Lo que no parece que vaya a cambiar en los dos próximos años es la profunda polarización social y política del país, la misma que está haciendo del Congreso una institución cada vez más irrelevante por la incapacidad de su clase política de buscar consensos bipartidistas. El Partido Republicano se parece cada día más a Trump, mientras el demócrata es incapaz de encontrar su identidad desde la derrota del 2016. “Estamos más divididos que nunca, es realmente triste”, dice Mía Foster en Nueva York. “Hay mucha retórica de odio. Yo soy negra, judía y mujer y me afectan estas cosas. No culpo directamente a Trump de la matanza en la sinagoga de Pittsburgh, pero incita a la gente que tiene esas ideas, se sienten respaldados”.

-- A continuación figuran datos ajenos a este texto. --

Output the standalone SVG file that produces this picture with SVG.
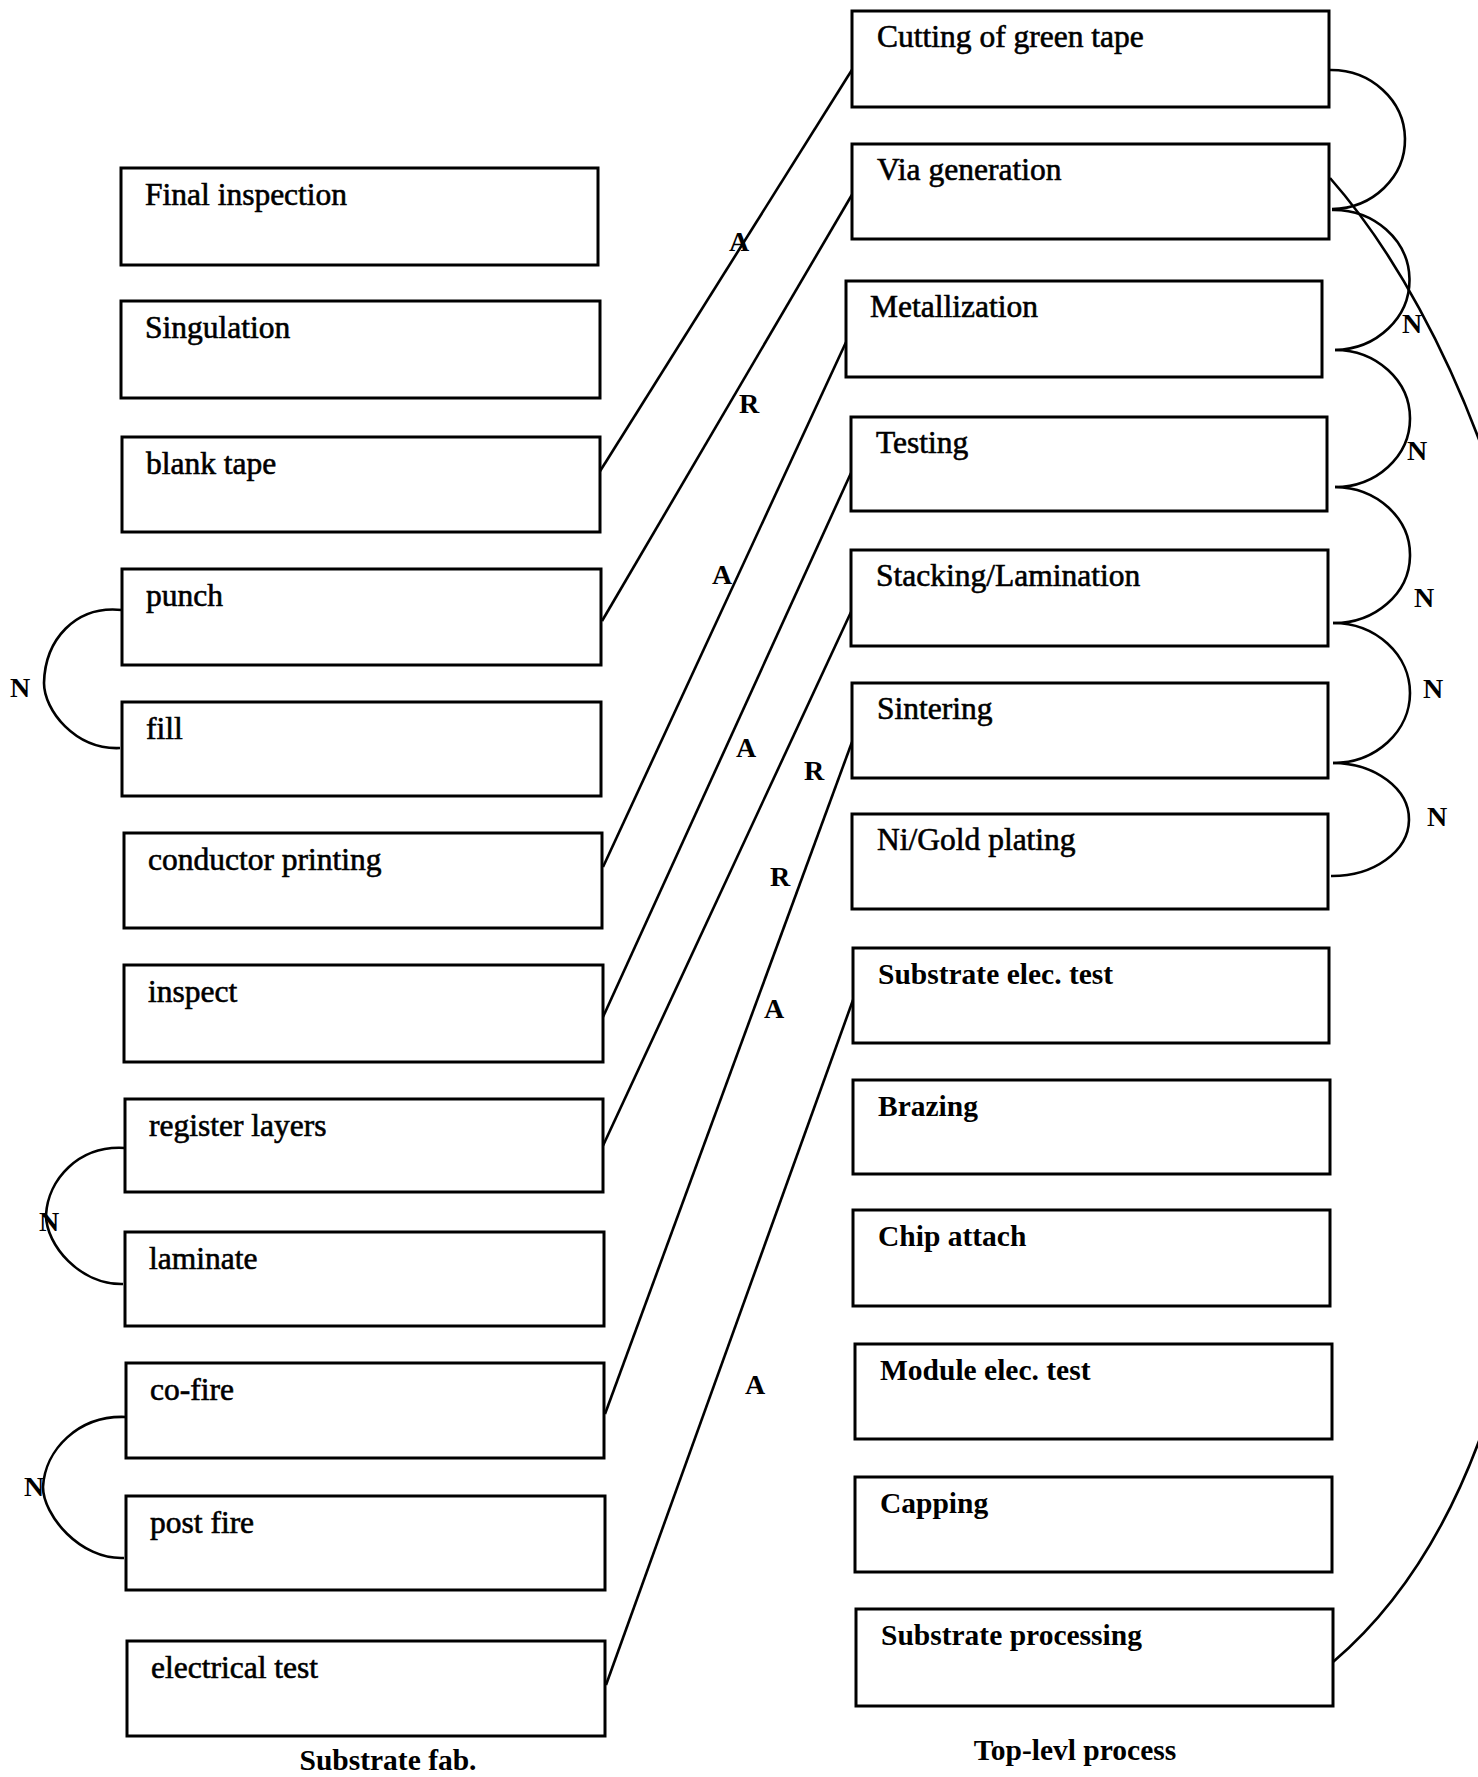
<svg xmlns="http://www.w3.org/2000/svg" width="1478" height="1777" viewBox="0 0 1478 1777">
<style>
.box{fill:#fff;stroke:#000;stroke-width:3}
.t{font-family:"Liberation Serif","Times New Roman",serif;font-size:31.5px;fill:#000;stroke:#000;stroke-width:0.6}
.tb{font-family:"Liberation Serif","Times New Roman",serif;font-size:29.5px;font-weight:bold;fill:#000}
.lbl{font-family:"Liberation Serif","Times New Roman",serif;font-size:28px;font-weight:bold;fill:#000;text-anchor:middle}
.c{fill:none;stroke:#000;stroke-width:2.6}
</style>
<rect width="1478" height="1777" fill="#fff"/>
<g id="connectors">
<line class="c" x1="597" y1="476" x2="855" y2="65"/>
<line class="c" x1="602" y1="621" x2="853" y2="193"/>
<line class="c" x1="603" y1="867" x2="847" y2="340"/>
<line class="c" x1="603" y1="1017" x2="851" y2="473"/>
<line class="c" x1="601" y1="1150" x2="851" y2="612"/>
<line class="c" x1="605" y1="1414" x2="852" y2="742"/>
<line class="c" x1="606" y1="1685" x2="853" y2="1000"/>
<path class="c" d="M1330,70 A74 69.5 0 0 1 1332,209"/>
<path class="c" d="M1332,210 A76 70 0 0 1 1335,350"/>
<path class="c" d="M1335,350 A75 68.5 0 0 1 1335,487"/>
<path class="c" d="M1335,487 A76 68 0 0 1 1333,623"/>
<path class="c" d="M1333,623 A77 70 0 0 1 1333,763"/>
<path class="c" d="M1333,763 A77 56.5 0 0 1 1331,876"/>
<path class="c" d="M1330,178 C1455,320 1565,600 1557,900 C1550,1250 1500,1520 1333,1662"/>
<path class="c" d="M122,610 C75,605 45,640 44,683 C44,710 75,750 120,748"/>
<path class="c" d="M125,1148 C78,1145 48,1180 46,1215 C46,1245 80,1285 123,1284"/>
<path class="c" d="M126,1417 C78,1415 45,1450 43,1487 C43,1515 80,1560 124,1558"/>
<text class="lbl" x="739" y="251">A</text>
<text class="lbl" x="749" y="413">R</text>
<text class="lbl" x="722" y="584">A</text>
<text class="lbl" x="746" y="757">A</text>
<text class="lbl" x="814" y="780">R</text>
<text class="lbl" x="780" y="886">R</text>
<text class="lbl" x="774" y="1018">A</text>
<text class="lbl" x="755" y="1394">A</text>
<text class="lbl" x="1412" y="333">N</text>
<text class="lbl" x="1417" y="460">N</text>
<text class="lbl" x="1424" y="607">N</text>
<text class="lbl" x="1433" y="698">N</text>
<text class="lbl" x="1437" y="826">N</text>
<text class="lbl" x="20" y="697">N</text>
<text class="lbl" x="49" y="1231">N</text>
<text class="lbl" x="34" y="1496">N</text>
</g>
<g id="left-final-inspection"><rect class="box" x="121" y="168" width="477" height="97"/><text class="t" x="145" y="205">Final inspection</text></g>
<g id="left-singulation"><rect class="box" x="121" y="301" width="479" height="97"/><text class="t" x="145" y="338">Singulation</text></g>
<g id="left-blank-tape"><rect class="box" x="122" y="437" width="478" height="95"/><text class="t" x="146" y="474">blank tape</text></g>
<g id="left-punch"><rect class="box" x="122" y="569" width="479" height="96"/><text class="t" x="146" y="606">punch</text></g>
<g id="left-fill"><rect class="box" x="122" y="702" width="479" height="94"/><text class="t" x="146" y="739">fill</text></g>
<g id="left-conductor-printing"><rect class="box" x="124" y="833" width="478" height="95"/><text class="t" x="148" y="870">conductor printing</text></g>
<g id="left-inspect"><rect class="box" x="124" y="965" width="479" height="97"/><text class="t" x="148" y="1002">inspect</text></g>
<g id="left-register-layers"><rect class="box" x="125" y="1099" width="478" height="93"/><text class="t" x="149" y="1136">register layers</text></g>
<g id="left-laminate"><rect class="box" x="125" y="1232" width="479" height="94"/><text class="t" x="149" y="1269">laminate</text></g>
<g id="left-co-fire"><rect class="box" x="126" y="1363" width="478" height="95"/><text class="t" x="150" y="1400">co-fire</text></g>
<g id="left-post-fire"><rect class="box" x="126" y="1496" width="479" height="94"/><text class="t" x="150" y="1533">post fire</text></g>
<g id="left-electrical-test"><rect class="box" x="127" y="1641" width="478" height="95"/><text class="t" x="151" y="1678">electrical test</text></g>
<g id="right-cutting"><rect class="box" x="852" y="11" width="477" height="96"/><text class="t" x="877" y="47">Cutting of green tape</text></g>
<g id="right-via"><rect class="box" x="852" y="144" width="477" height="95"/><text class="t" x="877" y="180">Via generation</text></g>
<g id="right-metallization"><rect class="box" x="846" y="281" width="476" height="96"/><text class="t" x="870" y="317">Metallization</text></g>
<g id="right-testing"><rect class="box" x="851" y="417" width="476" height="94"/><text class="t" x="876" y="453">Testing</text></g>
<g id="right-stacking"><rect class="box" x="851" y="550" width="477" height="96"/><text class="t" x="876" y="586">Stacking/Lamination</text></g>
<g id="right-sintering"><rect class="box" x="852" y="683" width="476" height="95"/><text class="t" x="877" y="719">Sintering</text></g>
<g id="right-nigold"><rect class="box" x="852" y="814" width="476" height="95"/><text class="t" x="877" y="850">Ni/Gold plating</text></g>
<g id="right-substrate-elec-test"><rect class="box" x="853" y="948" width="476" height="95"/><text class="tb" x="878" y="984">Substrate elec. test</text></g>
<g id="right-brazing"><rect class="box" x="853" y="1080" width="477" height="94"/><text class="tb" x="878" y="1116">Brazing</text></g>
<g id="right-chip-attach"><rect class="box" x="853" y="1210" width="477" height="96"/><text class="tb" x="878" y="1246">Chip attach</text></g>
<g id="right-module-elec-test"><rect class="box" x="855" y="1344" width="477" height="95"/><text class="tb" x="880" y="1380">Module elec. test</text></g>
<g id="right-capping"><rect class="box" x="855" y="1477" width="477" height="95"/><text class="tb" x="880" y="1513">Capping</text></g>
<g id="right-substrate-processing"><rect class="box" x="856" y="1609" width="477" height="97"/><text class="tb" x="881" y="1645">Substrate processing</text></g>
<text class="tb" x="388" y="1770" text-anchor="middle">Substrate fab.</text>
<text class="tb" x="1075" y="1760" text-anchor="middle">Top-levl process</text>
</svg>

Desde el bando contrario, Chesed Broggi está de acuerdo en que la situación se está volviendo insostenible. “Lo que antes eran diferencias de opinión ahora es animosidad y odio. Nos separa en el barrio, en la iglesia, en los colegios”, dice esta madre de cuatro hijos. Pero como hace el presidente achaca buena parte de la culpa a los medios. “La prensa odia a Trump, pero también lo ama porque dispara sus audiencias. Y ya se sabe que la división vende, sirve para mantener a la gente enchufada”.